Short task:
Your copy of the material below should match it exactly, except that it holds no pictures.

(Charts and diagrams as code)
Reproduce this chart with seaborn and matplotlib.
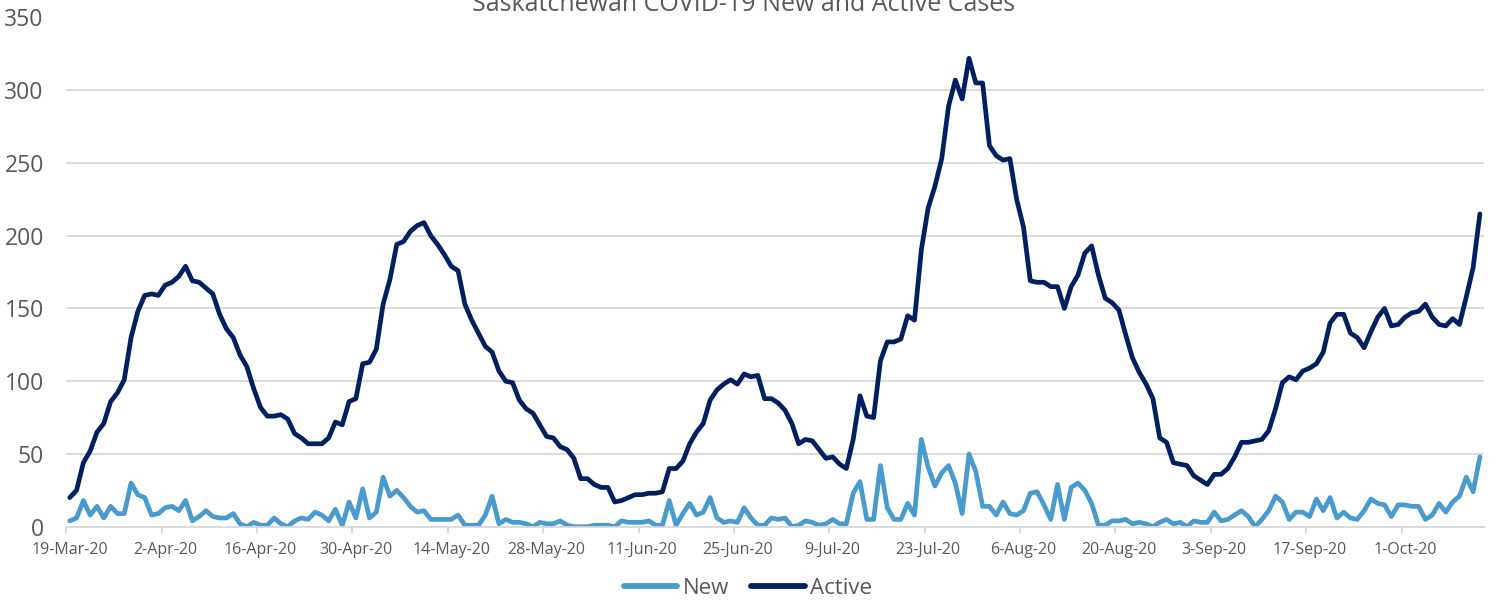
import pandas as pd
import matplotlib
matplotlib.use("Agg")
import matplotlib.pyplot as plt
import matplotlib.dates as mdates
import seaborn as sns

sns.set_theme(style="white")
plt.rcParams["font.family"] = ["Open Sans", "DejaVu Sans"]

# Daily values, 19-Mar-20 onwards
active_cases = [
    20, 25, 44, 52, 65, 71, 86, 92, 101, 130,
    148, 159, 160, 159, 166, 168, 172, 179, 169, 168,
    164, 160, 146, 136, 130, 118, 110, 95, 82, 76,
    76, 77, 74, 64, 61, 57, 57, 57, 61, 72,
    70, 86, 88, 112, 113, 122, 153, 170, 194, 196,
    203, 207, 209, 200, 194, 187, 179, 176, 153, 142,
    133, 124, 120, 107, 100, 99, 87, 81, 78, 70,
    62, 61, 55, 53, 47, 33, 33, 29, 27, 27,
    17, 18, 20, 22, 22, 23, 23, 24, 40, 40,
    45, 57, 65, 71, 87, 94, 98, 101, 98, 105,
    103, 104, 88, 88, 85, 80, 71, 57, 60, 59,
    53, 47, 48, 43, 40, 60, 90, 76, 75, 114,
    127, 127, 129, 145, 142, 190, 219, 234, 253, 289,
    307, 294, 322, 305, 305, 262, 255, 252, 253, 225,
    206, 169, 168, 168, 165, 165, 150, 165, 173, 188,
    193, 173, 157, 154, 149, 132, 116, 106, 98, 88,
    61, 58, 44, 43, 42, 35, 32, 29, 36, 36,
    40, 48, 58, 58, 59, 60, 66, 81, 99, 103,
    101, 107, 109, 112, 120, 140, 146, 146, 133, 130,
    123, 134, 144, 150, 138, 139, 144, 147, 148, 153,
    144, 139, 138, 143, 139, 158, 178, 215,
]
new_cases = [
    4, 6, 18, 8, 14, 6, 14, 9, 9, 30,
    22, 20, 8, 9, 13, 14, 11, 18, 4, 7,
    11, 7, 6, 6, 9, 2, 0, 3, 1, 1,
    6, 2, 0, 4, 6, 5, 10, 8, 4, 12,
    1, 17, 6, 26, 6, 10, 34, 21, 25, 20,
    14, 10, 11, 5, 5, 5, 5, 8, 1, 1,
    1, 8, 21, 2, 5, 3, 3, 2, 0, 3,
    2, 2, 4, 1, 0, 0, 0, 1, 1, 1,
    0, 4, 3, 3, 3, 4, 1, 1, 18, 1,
    9, 16, 8, 10, 20, 6, 3, 4, 3, 13,
    6, 1, 1, 6, 5, 6, 0, 1, 4, 3,
    1, 2, 5, 2, 2, 23, 31, 5, 5, 42,
    13, 5, 5, 16, 8, 60, 41, 28, 37, 42,
    30, 9, 50, 38, 14, 14, 8, 17, 9, 8,
    11, 23, 24, 15, 5, 29, 5, 27, 30, 25,
    16, 1, 1, 4, 4, 5, 2, 3, 2, 0,
    3, 5, 2, 3, 0, 4, 3, 3, 10, 4,
    5, 8, 11, 7, 0, 5, 11, 21, 17, 5,
    10, 10, 7, 19, 11, 20, 6, 10, 6, 5,
    11, 19, 16, 15, 7, 15, 15, 14, 14, 5,
    8, 16, 10, 17, 21, 34, 24, 48,
]
dates = pd.date_range("2020-03-19", periods=len(active_cases), freq="D")

NEW_COLOR = "#4A9BCD"
ACTIVE_COLOR = "#002060"
TEXT_COLOR = "#595959"
GRID_COLOR = "#D9D9D9"

df = pd.DataFrame({"date": dates, "New": new_cases, "Active": active_cases})
long_df = df.melt(id_vars="date", var_name="series", value_name="cases")

fig = plt.figure(figsize=(14.96, 6.04), dpi=100)
ax = fig.add_axes([66 / 1496, 1 - 526.7 / 604, (1484 - 66) / 1496, (526.7 - 17.5) / 604])

sns.lineplot(data=long_df, x="date", y="cases", hue="series",
             palette={"New": NEW_COLOR, "Active": ACTIVE_COLOR},
             linewidth=3.4, ax=ax)
for line in ax.lines:
    line.set_solid_joinstyle("round")
    line.set_solid_capstyle("round")

# y axis
ax.set_ylim(0, 350)
ax.set_yticks(range(0, 351, 50))
ax.yaxis.grid(True, color=GRID_COLOR, linewidth=1.3)
ax.xaxis.grid(False)
ax.set_axisbelow(True)
for side in ["left", "right", "top"]:
    ax.spines[side].set_visible(False)
ax.spines["bottom"].set_color(GRID_COLOR)
ax.spines["bottom"].set_linewidth(1.3)

# x axis: label every 14 days, tick marks between days
first = mdates.date2num(dates[0])
last = mdates.date2num(dates[-1])
ax.set_xlim(first - 0.55, last + 0.6)
tick_dates = dates[::14]
ax.set_xticks(mdates.date2num(tick_dates))
ax.set_xticklabels([d.strftime("%-d-%b-%y") for d in tick_dates])
ax.set_xticks(mdates.date2num(tick_dates) - 0.5, minor=True)
ax.tick_params(axis="x", which="major", length=0, pad=11, labelsize=11.5, labelcolor=TEXT_COLOR)
ax.tick_params(axis="x", which="minor", bottom=True, length=4, width=1.3, color=GRID_COLOR)
ax.tick_params(axis="y", length=0, pad=16, labelsize=16.5, labelcolor=TEXT_COLOR)
ax.set_xlabel("")
ax.set_ylabel("")

# title sits partly above the top edge, as in the source image
fig.text(744 / 1496, 1 - 11 / 604, "Saskatchewan COVID-19 New and Active Cases",
         ha="center", va="baseline", fontsize=18, color=TEXT_COLOR)

handles, labels = ax.get_legend_handles_labels()
leg = ax.legend(handles, labels, loc="center", bbox_to_anchor=(0.5, 1 - 588 / 604),
                bbox_transform=fig.transFigure, ncol=2, frameon=False, fontsize=16,
                handlelength=2.4, handletextpad=0.25, columnspacing=1.0,
                labelcolor=TEXT_COLOR)
for h in leg.get_lines():
    h.set_linewidth(4.2)

fig.savefig("out.png", dpi=100)
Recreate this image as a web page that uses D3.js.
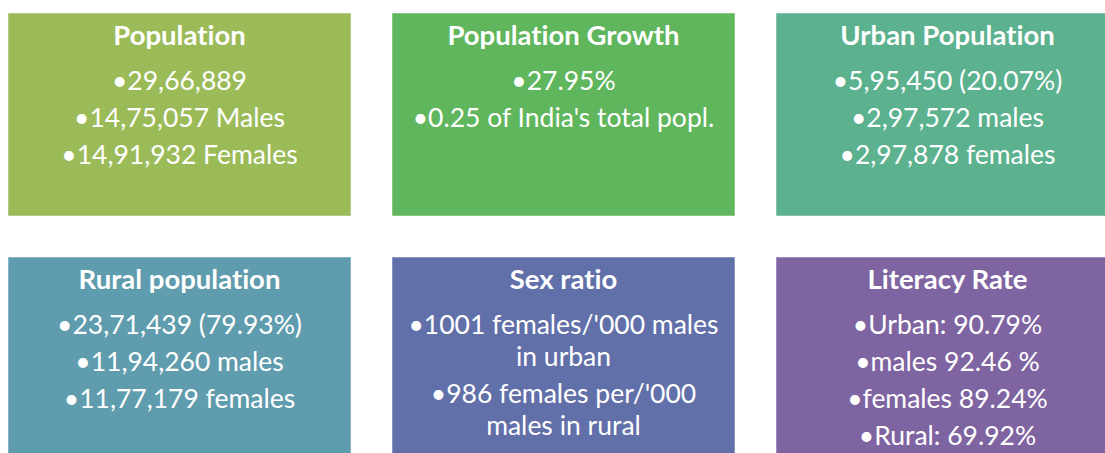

Correct result:
Reproduce this chart with seaborn and matplotlib.
import pandas as pd
import matplotlib
matplotlib.use("Agg")
import matplotlib.pyplot as plt
import matplotlib.dates as mdates
import seaborn as sns

sns.set_theme(style="white")
plt.rcParams["font.family"] = ["Open Sans", "DejaVu Sans"]

# Daily values, 19-Mar-20 onwards
active_cases = [
    20, 25, 44, 52, 65, 71, 86, 92, 101, 130,
    148, 159, 160, 159, 166, 168, 172, 179, 169, 168,
    164, 160, 146, 136, 130, 118, 110, 95, 82, 76,
    76, 77, 74, 64, 61, 57, 57, 57, 61, 72,
    70, 86, 88, 112, 113, 122, 153, 170, 194, 196,
    203, 207, 209, 200, 194, 187, 179, 176, 153, 142,
    133, 124, 120, 107, 100, 99, 87, 81, 78, 70,
    62, 61, 55, 53, 47, 33, 33, 29, 27, 27,
    17, 18, 20, 22, 22, 23, 23, 24, 40, 40,
    45, 57, 65, 71, 87, 94, 98, 101, 98, 105,
    103, 104, 88, 88, 85, 80, 71, 57, 60, 59,
    53, 47, 48, 43, 40, 60, 90, 76, 75, 114,
    127, 127, 129, 145, 142, 190, 219, 234, 253, 289,
    307, 294, 322, 305, 305, 262, 255, 252, 253, 225,
    206, 169, 168, 168, 165, 165, 150, 165, 173, 188,
    193, 173, 157, 154, 149, 132, 116, 106, 98, 88,
    61, 58, 44, 43, 42, 35, 32, 29, 36, 36,
    40, 48, 58, 58, 59, 60, 66, 81, 99, 103,
    101, 107, 109, 112, 120, 140, 146, 146, 133, 130,
    123, 134, 144, 150, 138, 139, 144, 147, 148, 153,
    144, 139, 138, 143, 139, 158, 178, 215,
]
new_cases = [
    4, 6, 18, 8, 14, 6, 14, 9, 9, 30,
    22, 20, 8, 9, 13, 14, 11, 18, 4, 7,
    11, 7, 6, 6, 9, 2, 0, 3, 1, 1,
    6, 2, 0, 4, 6, 5, 10, 8, 4, 12,
    1, 17, 6, 26, 6, 10, 34, 21, 25, 20,
    14, 10, 11, 5, 5, 5, 5, 8, 1, 1,
    1, 8, 21, 2, 5, 3, 3, 2, 0, 3,
    2, 2, 4, 1, 0, 0, 0, 1, 1, 1,
    0, 4, 3, 3, 3, 4, 1, 1, 18, 1,
    9, 16, 8, 10, 20, 6, 3, 4, 3, 13,
    6, 1, 1, 6, 5, 6, 0, 1, 4, 3,
    1, 2, 5, 2, 2, 23, 31, 5, 5, 42,
    13, 5, 5, 16, 8, 60, 41, 28, 37, 42,
    30, 9, 50, 38, 14, 14, 8, 17, 9, 8,
    11, 23, 24, 15, 5, 29, 5, 27, 30, 25,
    16, 1, 1, 4, 4, 5, 2, 3, 2, 0,
    3, 5, 2, 3, 0, 4, 3, 3, 10, 4,
    5, 8, 11, 7, 0, 5, 11, 21, 17, 5,
    10, 10, 7, 19, 11, 20, 6, 10, 6, 5,
    11, 19, 16, 15, 7, 15, 15, 14, 14, 5,
    8, 16, 10, 17, 21, 34, 24, 48,
]
dates = pd.date_range("2020-03-19", periods=len(active_cases), freq="D")

NEW_COLOR = "#4A9BCD"
ACTIVE_COLOR = "#002060"
TEXT_COLOR = "#595959"
GRID_COLOR = "#D9D9D9"

df = pd.DataFrame({"date": dates, "New": new_cases, "Active": active_cases})
long_df = df.melt(id_vars="date", var_name="series", value_name="cases")

fig = plt.figure(figsize=(14.96, 6.04), dpi=100)
ax = fig.add_axes([66 / 1496, 1 - 526.7 / 604, (1484 - 66) / 1496, (526.7 - 17.5) / 604])

sns.lineplot(data=long_df, x="date", y="cases", hue="series",
             palette={"New": NEW_COLOR, "Active": ACTIVE_COLOR},
             linewidth=3.4, ax=ax)
for line in ax.lines:
    line.set_solid_joinstyle("round")
    line.set_solid_capstyle("round")

# y axis
ax.set_ylim(0, 350)
ax.set_yticks(range(0, 351, 50))
ax.yaxis.grid(True, color=GRID_COLOR, linewidth=1.3)
ax.xaxis.grid(False)
ax.set_axisbelow(True)
for side in ["left", "right", "top"]:
    ax.spines[side].set_visible(False)
ax.spines["bottom"].set_color(GRID_COLOR)
ax.spines["bottom"].set_linewidth(1.3)

# x axis: label every 14 days, tick marks between days
first = mdates.date2num(dates[0])
last = mdates.date2num(dates[-1])
ax.set_xlim(first - 0.55, last + 0.6)
tick_dates = dates[::14]
ax.set_xticks(mdates.date2num(tick_dates))
ax.set_xticklabels([d.strftime("%-d-%b-%y") for d in tick_dates])
ax.set_xticks(mdates.date2num(tick_dates) - 0.5, minor=True)
ax.tick_params(axis="x", which="major", length=0, pad=11, labelsize=11.5, labelcolor=TEXT_COLOR)
ax.tick_params(axis="x", which="minor", bottom=True, length=4, width=1.3, color=GRID_COLOR)
ax.tick_params(axis="y", length=0, pad=16, labelsize=16.5, labelcolor=TEXT_COLOR)
ax.set_xlabel("")
ax.set_ylabel("")

# title sits partly above the top edge, as in the source image
fig.text(744 / 1496, 1 - 11 / 604, "Saskatchewan COVID-19 New and Active Cases",
         ha="center", va="baseline", fontsize=18, color=TEXT_COLOR)

handles, labels = ax.get_legend_handles_labels()
leg = ax.legend(handles, labels, loc="center", bbox_to_anchor=(0.5, 1 - 588 / 604),
                bbox_transform=fig.transFigure, ncol=2, frameon=False, fontsize=16,
                handlelength=2.4, handletextpad=0.25, columnspacing=1.0,
                labelcolor=TEXT_COLOR)
for h in leg.get_lines():
    h.set_linewidth(4.2)

fig.savefig("out.png", dpi=100)
Recreate this image as a web page that uses D3.js.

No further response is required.